Mark Goodman
- mgoodm10@kent.edu
- @SMarkGoodman
- University
- Kent State University
- Location
- Kent, Ohio
- Established
- 2006
- Blog
- http://new.jmc.kent.edu/abo...
Summary
Mark Goodman is the Knight Chair in Scholastic Journalism concentrating on First Amendment awareness and civic education.
Biography
Professor Goodman is a lawyer and was the executive director of the Student Press Law Center for 22 years where he helped advise student journalists and advisers about legal rights and responsibilities.
Grant Background
The chair will develop and share innovative teaching, be a leader crusading for First Amendment awareness and civic education, the use of news in classrooms and the creation of student media, building a strong Center for Scholastic Media and encouraging diverse students to pursue journalism careers. A significant web presence will help the chair reach journalists across all media. The chair is expected to collaborate widely, including with the Knight Foundation grantees working in this area. Ultimately, this chair should help strengthen student media by improving high school journalism education.
Recent Activities
Released the results of the first comprehensive national Scholastic Journalism Census. The results provided the most detailed and definitive picture of the state of scholastic media in American public high schools ever gathered.
Continued for the fourth year as the presenting sponsor of the Courage in Student Journalism Awards, the most prominent national recognition of high school journalists and their administrators and advisers who have shown outstanding support for the free press rights of teen journalists in the face of difficulty and resistance. The award will be presented at the National Scholastic Press Association/Journalism Education Association National Convention in San Antonio in November.
Expanded the Center for Scholastic Journalism’s online master’s degree program for journalism educators and produced our first graduate. Fourteen different classes will be offered in 2012-13 and 50 students are now taking classes in the program.

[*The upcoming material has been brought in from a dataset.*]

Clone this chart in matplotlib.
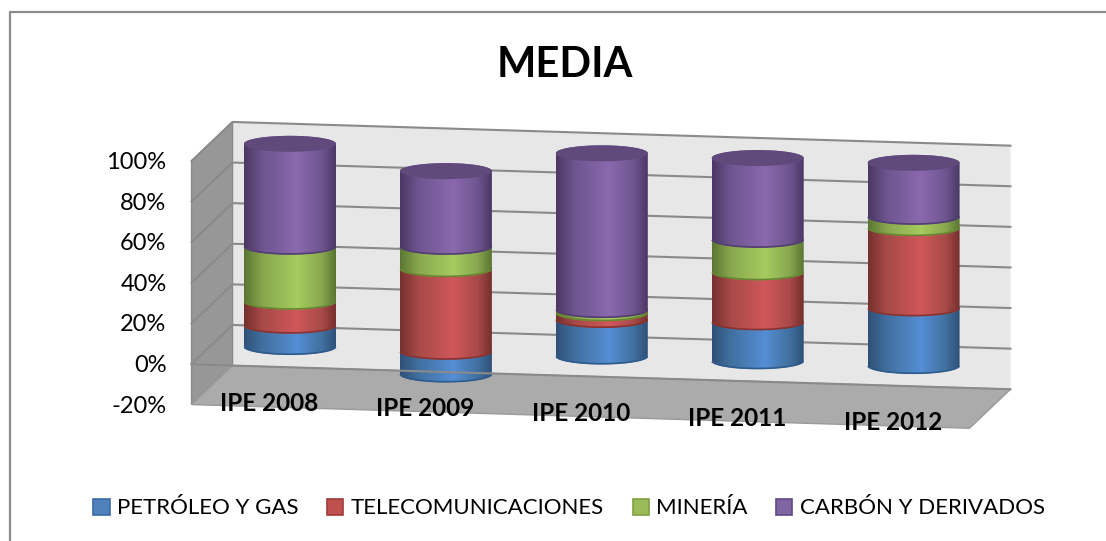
# -*- coding: utf-8 -*-
#%% imports
import numpy as np
import matplotlib
matplotlib.use('Agg')
import matplotlib.pyplot as plt
from matplotlib.colors import LinearSegmentedColormap
from matplotlib.patches import Patch, Polygon

plt.rcParams['font.family'] = ['Lato', 'DejaVu Sans']

#%% datos
categorias = ['IPE 2008', 'IPE 2009', 'IPE 2010', 'IPE 2011', 'IPE 2012']
petroleo = [10.5, -11.2, 18.0, 19.2, 28.4]
telecom = [11.8, 40.7, 3.3, 24.6, 39.5]
mineria = [27.1, 11.0, 1.6, 16.0, 5.6]
carbon = [50.6, 37.2, 77.1, 40.2, 26.5]
nombres = ['PETRÓLEO Y GAS', 'TELECOMUNICACIONES', 'MINERÍA', 'CARBÓN Y DERIVADOS']
marcas_y = [-20, 0, 20, 40, 60, 80, 100]
series = [petroleo, telecom, mineria, carbon]

# oscuro, medio, claro, borde inferior
colores = [('#2f5178', '#41709f', '#558ed5', '#2f5a8c'),
           ('#76302e', '#a84a48', '#d0575a', '#873331'),
           ('#5b7632', '#88a74f', '#a6cb5f', '#688632'),
           ('#4a3865', '#6e5590', '#8a69ad', '#523e70')]
color_tapa = '#5f4a7b'
color_leyenda = ['#4f81bd', '#c0504d', '#9bbb59', '#8064a2']
bordes_leyenda = ['#3a6ba5', '#a03c3a', '#7f9f42', '#644a86']

#%% proyeccion de (categoria, valor, fondo) a pixeles de la figura
PX_CAT = 155.9
PX_VAL = 2.03
CAIDA_CAT = 4.75
FONDO_X = 41.0
FONDO_Y = 39.0
RADIO_X = 46.0
RADIO_Y = 8.0


def proy(cat, val, fondo=0.5):
    x = 290 + PX_CAT * cat + FONDO_X * (fondo - 0.5)
    y = 348 + CAIDA_CAT * cat - PX_VAL * val - FONDO_Y * (fondo - 0.47)
    return x, y


fig = plt.figure(figsize=(11.06, 5.41), dpi=100)
ax = fig.add_axes([0, 0, 1, 1])
ax.set_xlim(0, 1106)
ax.set_ylim(541, 0)
ax.set_autoscale_on(False)
ax.axis('off')

# marco del grafico: solo se ve arriba y a la izquierda
ax.plot([9.5, 9.5, 1106], [541, 11.5, 11.5], color='#8c8c8c', lw=1.6, zorder=1)

#%% paredes y suelo
c0, c1 = -0.5, 4.49
vmin, vmax = marcas_y[0], marcas_y[-1]
gris = '#8a8a8a'
ax.add_patch(Polygon([proy(c0, vmin, 1), proy(c1, vmin, 1), proy(c1, vmax, 1), proy(c0, vmax, 1)],
                     fc='#e7e7e7', ec='none', zorder=2))
ax.add_patch(Polygon([proy(c0, vmin, 0), proy(c0, vmin, 1), proy(c0, vmax, 1), proy(c0, vmax, 0)],
                     fc='#979797', ec='#8a8a8a', lw=1, zorder=2))
ax.add_patch(Polygon([proy(c0, vmin, 0), proy(c1, vmin, 0), proy(c1, vmin, 1), proy(c0, vmin, 1)],
                     fc='#ababab', ec='#9a9a9a', lw=1, zorder=2))
for v in marcas_y[1:]:
    p = [proy(c0, v, 0), proy(c0, v, 1), proy(c1, v, 1)]
    ax.plot([q[0] for q in p], [q[1] for q in p], color=gris, lw=1.5, zorder=3)

# la linea del fondo del suelo pasa por encima de los cilindros
p0 = proy(c0 - FONDO_X / PX_CAT, vmin, 1)
p1 = proy(c1, vmin, 1)
ax.plot([p0[0], p1[0]], [p0[1], p1[1]], color=gris, lw=1.5, zorder=30)

#%% cilindros
ang = np.linspace(0, np.pi, 60)


def tramo(i, v0, v1, cols, z):
    xc, y0 = proy(i, v0)
    _, y1 = proy(i, v1)
    # arco delantero abajo, arco trasero arriba
    xs_b = xc - RADIO_X * np.cos(ang)
    ys_b = y0 + RADIO_Y * np.sin(ang)
    xs_t = xc + RADIO_X * np.cos(ang)
    ys_t = y1 - RADIO_Y * np.sin(ang)
    borde = np.column_stack([np.r_[xs_b, xs_t], np.r_[ys_b, ys_t]])
    pat = Polygon(borde, fc='none', ec='none', transform=ax.transData, zorder=z)
    ax.add_patch(pat)
    cmap = LinearSegmentedColormap.from_list('c', [(0, cols[0]), (0.2, cols[1]), (0.58, cols[2]),
                                                   (0.85, cols[1]), (1, cols[0])])
    grad = np.linspace(0, 1, 128).reshape(1, -1)
    top = min(ys_t) - 1
    bot = max(ys_b) + 1
    im = ax.imshow(grad, cmap=cmap, extent=(xc - RADIO_X, xc + RADIO_X, bot, top),
                   aspect='auto', interpolation='bilinear', zorder=z)
    im.set_clip_path(pat)
    # ribete oscuro del borde inferior, sin salirse del cilindro
    ax.plot(xs_b[2:-2], ys_b[2:-2] - 0.6, color=cols[3], lw=1.2, zorder=z + 0.1, solid_capstyle='butt')


for i in range(len(categorias)):
    z = 5
    # el negativo va primero, por debajo de cero
    for s, cols in zip(series, colores):
        if s[i] < 0:
            tramo(i, s[i], 0, cols, z)
            z += 1
    base = 0
    for s, cols in zip(series, colores):
        if s[i] >= 0:
            tramo(i, base, base + s[i], cols, z)
            base += s[i]
            z += 1
    xc, yt = proy(i, base)
    t = np.linspace(0, 2 * np.pi, 120)
    ax.fill(xc + RADIO_X * np.cos(t), yt + RADIO_Y * np.sin(t), color=color_tapa, lw=0, zorder=z)

#%% textos
for v in marcas_y:
    x, y = proy(c0, v, 0)
    ax.text(x - 25, y + 1.5, f'{v}%', ha='right', va='center', fontsize=17, color='black', zorder=40)

for i, nombre in enumerate(categorias):
    x, y = proy(i, vmin, 0)
    ax.text(x, y - 3, nombre, ha='center', va='center', fontsize=17.5, fontweight='bold',
            color='black', zorder=40)

ax.text(564.5, 65, 'MEDIA', ha='center', va='center', fontsize=30, fontweight='bold', color='black', zorder=40)

handles = [Patch(fc=c, ec=e, lw=1.2, label=n) for c, e, n in zip(color_leyenda, bordes_leyenda, nombres)]
ax.legend(handles=handles, ncol=4, loc='center', bbox_to_anchor=(569, 508.5), bbox_transform=ax.transData,
          frameon=False, fontsize=16, handlelength=0.73, handleheight=0.73, handletextpad=0.32,
          columnspacing=1.3, borderpad=0, borderaxespad=0)

fig.savefig('out.png', dpi=100, facecolor='white')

Question-and-Answer with Knight Chair
Teaching the profession: What do you do to bring the newsroom into your classroom? How do your students learn about current journalism practices?
Every lesson in my classes is tied to a real world situation, typically one involving student journalists very similar to the students I’m teaching. I find that when I present information in a context that appears directly relevant to my students, they more clearly understand the realities of journalism practice and more readily remember the principles and concepts I’m conveying. They think, “That could happen to me.” I also encourage and facilitate conversations between students and newsroom professionals about how the topics we’re discussing in class impact their work. And finally, we create the maximum number of out-of-classroom opportunities for students to be involved in our enormous student media operation so they can learn through doing.
Media Innovation: Do you think journalism programs should keep up with the quickening pace of change in the industry? How can they? What is your approach?
Of course journalism programs should keep up with industry change. If our programs don’t innovate, we will become irrelevant. At Kent State, we approach change as a key part of our philosophy. Our curriculum is never “finished” but always a work in progress. In my own classes, I incorporate the latest developments in media law and how changing technology and audiences are forcing journalists to approach legal issues differently.